The Knicks-Nets game that was scheduled for Thursday night at the new Barclays Center in Brooklyn has been postponed at Mayor Michael Bloomberg’s request after damage from Hurricane Sandy.
Though the NBA had said Tuesday the game would go on as planned, Bloomberg asked that it be called off, and the league agreed on Wednesday.
‘‘It’s a great stadium, it would have been a great game but the bottom line is there is not a lot of mass transit. Our police have plenty of other things to do,’’ Bloomberg said at a news conference.
Barclays Center sits above the Atlantic Avenue subway station complex, which hosts nine subway lines and a Long Island Rail Road station, and was expanded as part of the $1 billion arena’s construction. The Nets believe that will be a major selling point in drawing fans to the games after they were plagued by poor attendance during their years in New Jersey.
But without knowing what — if any — subways would be available and with city officials still preferring people not drive into New York, the Nets agreed with the decision.
‘‘We’re disappointed that we can’t play, but there’s a lot more important things going on right now, a lot of people displaced from their homes, a lot of people lost loved ones. So in the grand scheme of things, a basketball game really doesn’t mean much right now,’’ Nets point guard Deron Williams said after practice.
The Knicks are now scheduled to open their season at home Friday night against the Miami Heat. The Nets are scheduled to host Toronto on Saturday night. Bloomberg said the city will work with the league to provide extra buses to Saturday’s game if the subways are not yet operational.
The usual NBA policy on the status of a game is to play it if both teams and the three referees can make it to the arena. That wouldn’t have been a problem, one of the reasons the league originally planned to play as scheduled.
However, the league also wanted to be sensitive because it was the Nets’ first game, televised to a national audience on TNT, and didn’t want the big event to be one that was largely empty.

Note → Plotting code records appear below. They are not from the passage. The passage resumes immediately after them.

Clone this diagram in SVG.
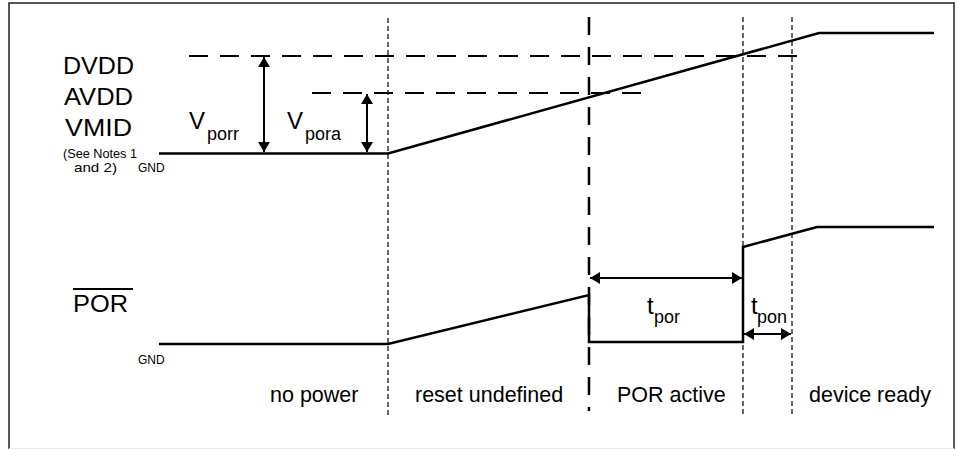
<svg xmlns="http://www.w3.org/2000/svg" width="958" height="449" viewBox="0 0 958 449">
<style>
text{font-family:"Liberation Sans",Arial,sans-serif;fill:#000}
.big{font-size:21.5px}
.sup{font-size:23px}
.v{font-size:24px}
.sub{font-size:18px}
.sm{font-size:13px}
.gnd{font-size:12px}
.sig{fill:none;stroke:#000;stroke-width:2.5;stroke-linejoin:miter}
.thr{fill:none;stroke:#000;stroke-width:2;stroke-dasharray:19 12}
.dot{fill:none;stroke:#000;stroke-width:1.2;stroke-dasharray:5 3}
.long{fill:none;stroke:#000;stroke-width:2.5;stroke-dasharray:18 12}
.arr{fill:none;stroke:#000;stroke-width:2;marker-start:url(#ah);marker-end:url(#ah)}
</style>
<defs>
<marker id="ah" viewBox="0 0 10 12" refX="10" refY="6" markerWidth="10" markerHeight="12" markerUnits="userSpaceOnUse" orient="auto-start-reverse">
<path d="M0,0 L10,6 L0,12 Z" fill="#000"/>
</marker>
</defs>
<rect width="958" height="449" fill="#fff"/>
<g id="frame">
<path d="M9,449 V3 H954 V449" fill="none" stroke="#222" stroke-width="1.5"/>
<line x1="9" y1="448.5" x2="954" y2="448.5" stroke="#e8e8e8" stroke-width="1"/>
</g>
<g id="thresholds">
<line class="thr" x1="189" y1="56" x2="803" y2="56"/>
<line class="thr" x1="312" y1="93" x2="644" y2="93"/>
</g>
<g id="phase-lines">
<line class="dot" x1="388" y1="18" x2="388" y2="417"/>
<line class="long" x1="589" y1="17" x2="589" y2="411"/>
<line class="dot" x1="743" y1="17" x2="743" y2="415"/>
<line class="dot" x1="792" y1="17" x2="792" y2="415"/>
</g>
<g id="supply-signal">
<path class="sig" d="M159,153.5 H388 L819,33 H934"/>
</g>
<g id="por-signal">
<path class="sig" d="M159,344 H388 L589,295 V342 H743 V247 L817,227 H934"/>
</g>
<g id="connectors">
<line class="arr" x1="264" y1="57" x2="264" y2="152"/>
<line class="arr" x1="367" y1="94" x2="367" y2="152"/>
<line class="arr" x1="590" y1="278" x2="742" y2="278"/>
<line class="arr" x1="744" y1="334" x2="791" y2="334"/>
</g>
<g id="supply-labels">
<text class="sup" x="63" y="74" textLength="71" lengthAdjust="spacingAndGlyphs">DVDD</text>
<text class="sup" x="64" y="105" textLength="69" lengthAdjust="spacingAndGlyphs">AVDD</text>
<text class="sup" x="65" y="136" textLength="67" lengthAdjust="spacingAndGlyphs">VMID</text>
<text class="sm" x="63" y="158" textLength="74" lengthAdjust="spacingAndGlyphs">(See Notes 1</text>
<text class="sm" x="74" y="172" textLength="43" lengthAdjust="spacingAndGlyphs">and 2)</text>
<text class="gnd" x="138" y="172">GND</text>
</g>
<g id="vporr-label">
<text class="v" x="189" y="129">V</text>
<text class="sub" x="207" y="140">porr</text>
</g>
<g id="vpora-label">
<text class="v" x="287" y="129">V</text>
<text class="sub" x="305" y="140">pora</text>
</g>
<g id="por-label">
<text class="v" x="73" y="312" textLength="55" lengthAdjust="spacingAndGlyphs">POR</text>
<line x1="73" y1="289" x2="133" y2="289" stroke="#000" stroke-width="2"/>
<text class="gnd" x="138" y="364">GND</text>
</g>
<g id="tpor-label">
<text class="v" x="647" y="314">t</text>
<text class="sub" x="654" y="323">por</text>
</g>
<g id="tpon-label">
<text class="v" x="751" y="314">t</text>
<text class="sub" x="757" y="323">pon</text>
</g>
<g id="phase-labels">
<text class="big" x="270" y="402">no power</text>
<text class="big" x="415" y="402">reset undefined</text>
<text class="big" x="617" y="402">POR active</text>
<text class="big" x="809" y="402">device ready</text>
</g>
</svg>
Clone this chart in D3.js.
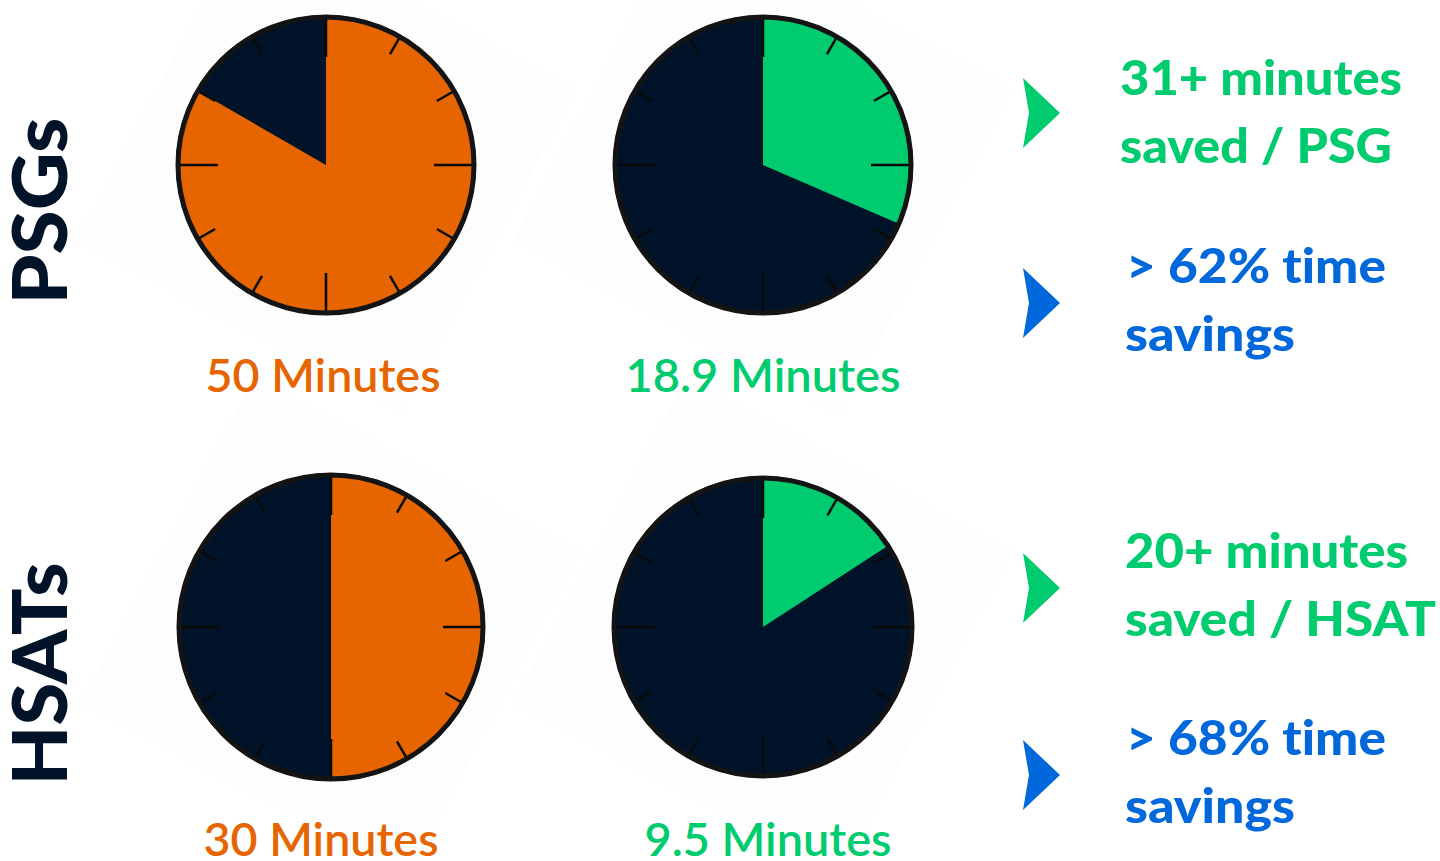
<!DOCTYPE html>
<html>
<head>
<meta charset="utf-8">
<script src="https://cdn.jsdelivr.net/npm/d3@7"></script>
<style>
  html, body { margin: 0; padding: 0; background: #ffffff; }
  svg { display: block; }
  text { font-variant-ligatures: none; }
</style>
</head>
<body>
<svg id="chart" width="1440" height="861"></svg>
<script>
// ---------- data ----------
const groups = ["PSGs", "HSATs"];
const beforeMinutes = [50, 30];          // orange clocks
const afterMinutes = [18.9, 9.5];        // green clocks
const beforeLabels = ["50 Minutes", "30 Minutes"];
const afterLabels = ["18.9 Minutes", "9.5 Minutes"];
const savedLines = [["31+ minutes", "saved / PSG"], ["20+ minutes", "saved / HSAT"]];
const percentLines = [["> 62% time", "savings"], ["> 68% time", "savings"]];
const clockTicks = d3.range(0, 60, 5);   // 12 hour marks

// ---------- style / layout ----------
const C = { orange: "#e66500", navy: "#001329", green: "#00cb6e", blue: "#0068da", rim: "#141414" };
const svg = d3.select("#chart");
const bgLayer = svg.append("g");
const clockLayer = svg.append("g");
const textLayer = svg.append("g");
const angle = d3.scaleLinear().domain([0, 60]).range([0, 2 * Math.PI]);
const rowY = [165, 627];
const colX = [[326, 763], [331, 763]];
const radius = [[150, 150], [154, 151]];
const labelY = [392, 856];
const labelX = [[323, 763], [321, 768]];
const labelW = [[235, 275], [235, 247]];
const sideLabel = { x: 40, y: [211, 674], w: [187, 223] };

function drawClock(cx, cy, r, minutes, fillColor, bgRot) {
  bgLayer.append("rect")
    .attr("x", -185).attr("y", -185).attr("width", 370).attr("height", 370)
    .attr("transform", `translate(${cx},${cy}) rotate(${bgRot})`)
    .attr("fill", "#fdfdfd");
  const g = clockLayer.append("g").attr("transform", `translate(${cx},${cy})`);
  g.append("circle").attr("r", r).attr("fill", C.navy);
  const arc = d3.arc().innerRadius(0).outerRadius(r - 2);
  g.append("path")
    .attr("d", arc({ startAngle: angle(0), endAngle: angle(minutes) }))
    .attr("fill", fillColor);
  g.selectAll("line.tick").data(clockTicks).join("line")
    .attr("class", "tick")
    .attr("x1", d => Math.sin(angle(d)) * (r - 3))
    .attr("y1", d => -Math.cos(angle(d)) * (r - 3))
    .attr("x2", d => Math.sin(angle(d)) * (r - (d % 15 === 0 ? 42 : 22)))
    .attr("y2", d => -Math.cos(angle(d)) * (r - (d % 15 === 0 ? 42 : 22)))
    .attr("stroke", "#0a0a0a")
    .attr("stroke-width", 2.5);
  g.append("circle").attr("r", r - 2).attr("fill", "none")
    .attr("stroke", C.rim).attr("stroke-width", 5);
}

function fitText(x, y, txt, size, color, width, weight, anchor) {
  return textLayer.append("text")
    .attr("x", x).attr("y", y)
    .attr("text-anchor", anchor || "start")
    .attr("font-family", "Lato, 'Noto Sans', sans-serif")
    .attr("font-weight", weight || 700)
    .attr("font-size", size)
    .attr("fill", color)
    .attr("textLength", width)
    .attr("lengthAdjust", "spacingAndGlyphs")
    .text(txt);
}

function chevron(x, yMid, color) {
  const p = d3.path();
  p.moveTo(x, yMid - 35);
  p.lineTo(x + 37, yMid);
  p.lineTo(x, yMid + 35);
  p.lineTo(x + 6, yMid);
  p.closePath();
  textLayer.append("path").attr("d", p.toString()).attr("fill", color);
}

groups.forEach((grp, i) => {
  drawClock(colX[i][0], rowY[i], radius[i][0], beforeMinutes[i], C.orange, 28);
  drawClock(colX[i][1], rowY[i], radius[i][1], afterMinutes[i], C.green, 28);

  fitText(labelX[i][0], labelY[i], beforeLabels[i], 46, C.orange, labelW[i][0], 600, "middle");
  fitText(labelX[i][1], labelY[i], afterLabels[i], 46, C.green, labelW[i][1], 600, "middle");

  textLayer.append("text")
    .attr("transform", `translate(${sideLabel.x + 27},${sideLabel.y[i]}) rotate(-90)`)
    .attr("text-anchor", "middle")
    .attr("font-family", "Lato, 'Noto Sans', sans-serif")
    .attr("font-weight", 900)
    .attr("font-size", 76)
    .attr("fill", C.navy)
    .attr("textLength", sideLabel.w[i])
    .attr("lengthAdjust", "spacingAndGlyphs")
    .text(grp);
});

// right-hand callouts
const calloutY = [[95, 163, 283, 351], [568, 636, 755, 823]];
const calloutX = [[1120, 1120, 1126, 1125], [1125, 1125, 1126, 1125]];
const calloutW = [[282, 272, 260, 170], [283, 311, 260, 170]];
const chevronY = [[113, 303], [588, 775]];
groups.forEach((grp, i) => {
  chevron(1023, chevronY[i][0], C.green);
  chevron(1023, chevronY[i][1], C.blue);
  const lines = savedLines[i].concat(percentLines[i]);
  lines.forEach((t, j) => {
    fitText(calloutX[i][j], calloutY[i][j], t, 48, j < 2 ? C.green : C.blue, calloutW[i][j], 900);
  });
});
</script>
</body>
</html>
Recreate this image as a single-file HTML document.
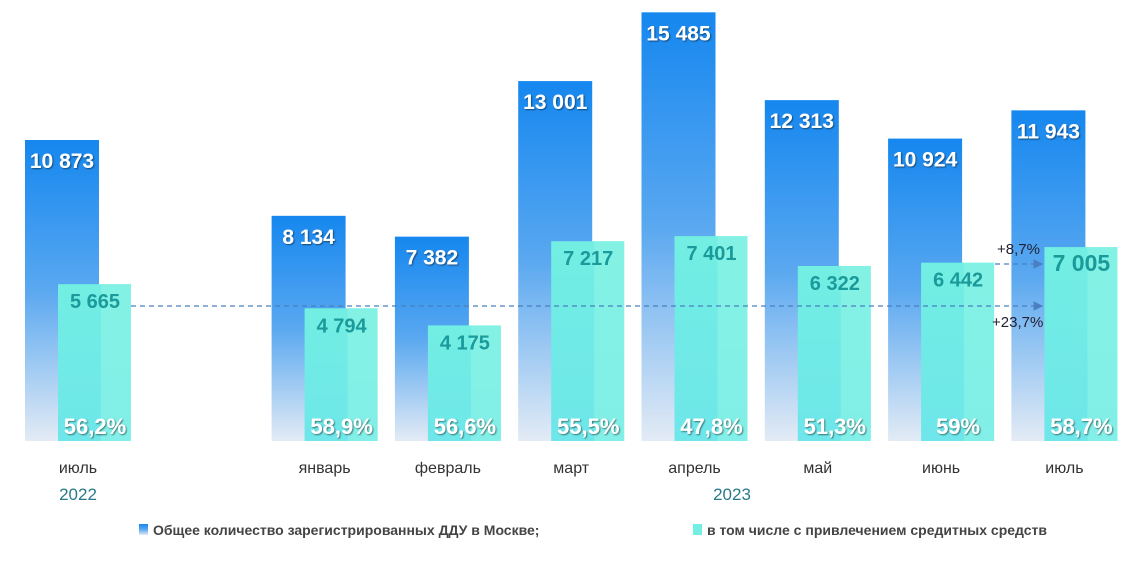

‘‘[It’s] the right thing to do,’’ Nets coach Avery Johnson said.
Harden $80m man
James Harden agreed to a five-year, $80 million contract with the Rockets, who acquired the reigning Sixth Man of the Year in a stunning trade with Oklahoma City on Saturday.
Houston also picked up the options for forwards Marcus Morris and Patrick Patterson for the 2013-14 season.
Rockets GM Daryl Morey called Harden a ‘‘foundational player’’ at his introductory press conference this week. He’ll become the featured player in Houston after three seasons in a supporting role behind Kevin Durant and Russell Westbrook in Oklahoma City.
Curry gets extension
Warriors point guard Stephen Curry signed a $44 million, four-year contract extension that will keep him with the club through the 2016-17 season. It was the final day Golden State could sign Curry to an extension or he would become a restricted free agent next summer. Curry, 24, missed 40 of 66 games last season and sprained his twice-surgically repaired right ankle again in the preseason, sitting out the final two exhibition games . . . Forward Taj Gibson agreed to a four-year, $38 million contract extension with the Bulls, just before the deadline. The new deal kicks in after this season. A first-round pick in 2009, Gibson is entering his fourth season. He has averaged 7.9 points and 6.2 rebounds in his career . . . Guard Jrue Holiday signed an extension with the 76ers just before the deadline. A person familiar with the deal told the AP it was for four years and worth at least $41 million. ‘‘I’m ecstatic to continue playing in Philadelphia,’’ Holiday said. ‘‘I’m going to keep putting in the work and pushing myself every day in order to bring a championship to the city and our fans.’’ . . . The chairman of the new Grizzlies’ ownership group says the team will stay in Memphis. The Grizzlies announced that the $377 million sale by Michael Heisley had been finalized to a group led by Robert J. Pera. “The Grizzlies are here to stay,” said Pera. ‘‘We see enormous potential and understand the role the Grizzlies play in bringing Memphians together.” . . . The Grizzlies exercised the fourth-year option on swingman Quincy Pondexter, keeping him through 2013-14 . . . Center Daniel Orton rejoined the Thunder, four days after being cut by the team. He has played in 16 games in two NBA seasons . . . The Bulls appointed Hall of Famer Scottie Pippen senior adviser to president and chief operating officer Michael Reinsdorf.